• When Guardsmen miss monthly drills, or "unit training assemblies" (UTAs), they are allowed to make them up through substitute service and earn crucial points toward their service record. Drills are worth one point on a weekday and two points on each weekend day. For Bush's substitute service on Nov. 13-14, 1972, he was awarded four points, two for each day.

    But Nov. 13 and 14 were both weekdays. He should have been awarded two points.

  • Bush earned six points for service on Jan. 4-6, 1973 -- a Thursday, Friday and Saturday.

    But he should have earned four points, one each for Thursday and Friday, two for Saturday.

  • Weekday training was the exception in the Guard. For example, from May 1968 to May 1972, when Bush was in good standing, he was not credited with attending a single weekday UTA.

    But after 1972, when Bush's absenteeism accelerated, nearly half of his credited UTAs were for weekdays.
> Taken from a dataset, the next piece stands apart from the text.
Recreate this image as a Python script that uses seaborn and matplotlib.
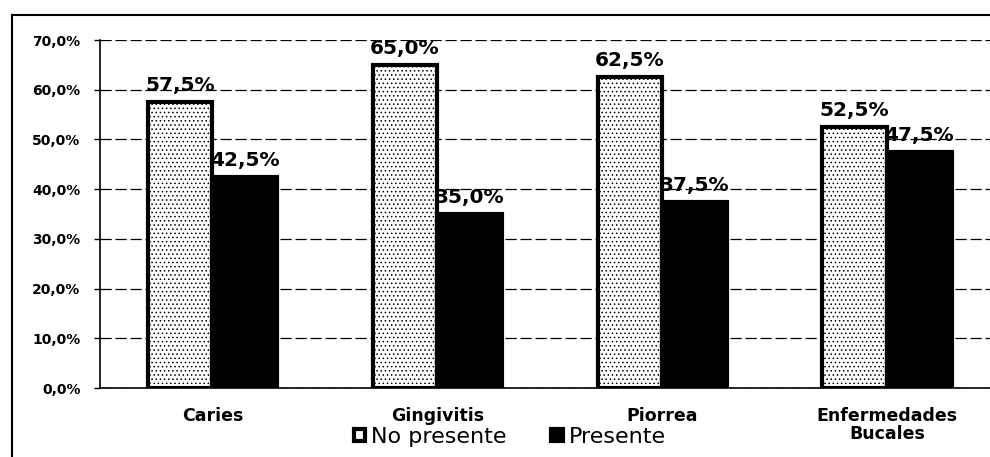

  • To maintain unit cohesiveness, the parameters for substitute service are tightly controlled; drills must be made up within 15 days immediately before, or 30 days immediately after, the originally scheduled drill, according to Guard regulations at the time.

    But more than half of the substitute service credits Bush received fell outside that clear time frame. In one case, he made up a drill nine weeks in advance.

  • On Sept. 29, 1972, Bush was formally grounded for failing to take a flight physical. The letter, written by Maj. Gen. Francis Greenlief, chief of the National Guard Bureau, ordered Bush to acknowledge in writing that he had received word of his grounding.

    But no such written acknowledgment exists. In 2000, Bush spokesman Dan Bartlett told the Boston Globe that Bush couldn't remember if he'd ever been grounded.

  • Bartlett also told the Boston Globe that Bush didn't undergo a physical while in Alabama because his family doctor was in Houston.

    But only Air Force flight surgeons can give flight physicals to pilots.

  • Guard members are required to take a physical exam every 12 months.

    But Bush's last Guard physical was in May 1971. Bush was formally discharged from the service in November 1974, which means he went without a required physical for 42 months.

  • Bush's unsatisfactory participation in the fall of 1972 should have prompted the Texas Air National Guard to write to his local draft board and inform the board that Bush had become eligible for the draft. Guard units across the country contacted draft boards every Sept. 15 to update them on the status of local Guard members. Bush's absenteeism should have prompted what's known as a DD Form 44, "Record of Military Status of Registrant."

    But there is no record of any such document having been sent to Bush's draft board in Houston.

  • Records released by the White House note that Bush received a military dental exam in Alabama on Jan. 6, 1973.

    But Bush's request to serve in Alabama covered only September, October and November 1972. Why he would still be serving in Alabama months after that remains unclear.

  • Each of Bush's numerous substitute service requests should have formed a lengthy paper trail consisting of AF Form 40a's, with the name of the officer who authorized the training in advance, the signature of the officer who supervised the training and Bush's own signature.

    But no such documents exist.

  • During his last year with the Texas Air National Guard, Bush missed nearly two-thirds of his mandatory UTAs and made up some of them with substitute service. Guard regulations allowed substitute service only in circumstances that are "beyond the control" of the Guard member.

    But neither Bush nor the Texas Air National Guard has ever explained what the uncontrollable circumstances were that forced him to miss the majority of his assigned drills in his last year.

  • Bush supposedly returned to his Houston unit in April 1973 and served two days.

    But at the end of April, when Bush's Texas commanders had to rate him for their annual report, they wrote that they could not do so: "Lt. Bush has not been observed at this unit during the period of this report."

  • On June 29, 1973, the Air Reserve Personnel Center in Denver instructed Bush's commanders to get additional information from his Alabama unit, where he had supposedly been training, in order to better evaluate Bush's duty. The ARPC gave Texas a deadline of Aug. 6 to get the information.

    But Bush's commanders ignored the request.

  • Bush was credited for attending four days of UTAs with his Texas unit July 16-19, 1973. That was good for eight crucial points.

    But that's not possible. Guard units hold only two UTAs each month -- one on a Saturday and one on a Sunday. Although Bush may well have made up four days, they should not all have been counted as UTAs, since they occur just twice a month. The other days are known as "Appropriate Duty," or APDY.

  • On July 30, 1973, Bush, preparing to attend Harvard Business School, signed a statement acknowledging it was his responsibility to find another unit in which to serve out the remaining nine months of his commitment.

    But Bush never contacted another unit in Massachusetts in which to fulfill his obligation.

    Despite the laundry list of Guard discrepancies, Bush, when asked about his service this weekend, insisted, "I did everything [my superiors] asked me to do."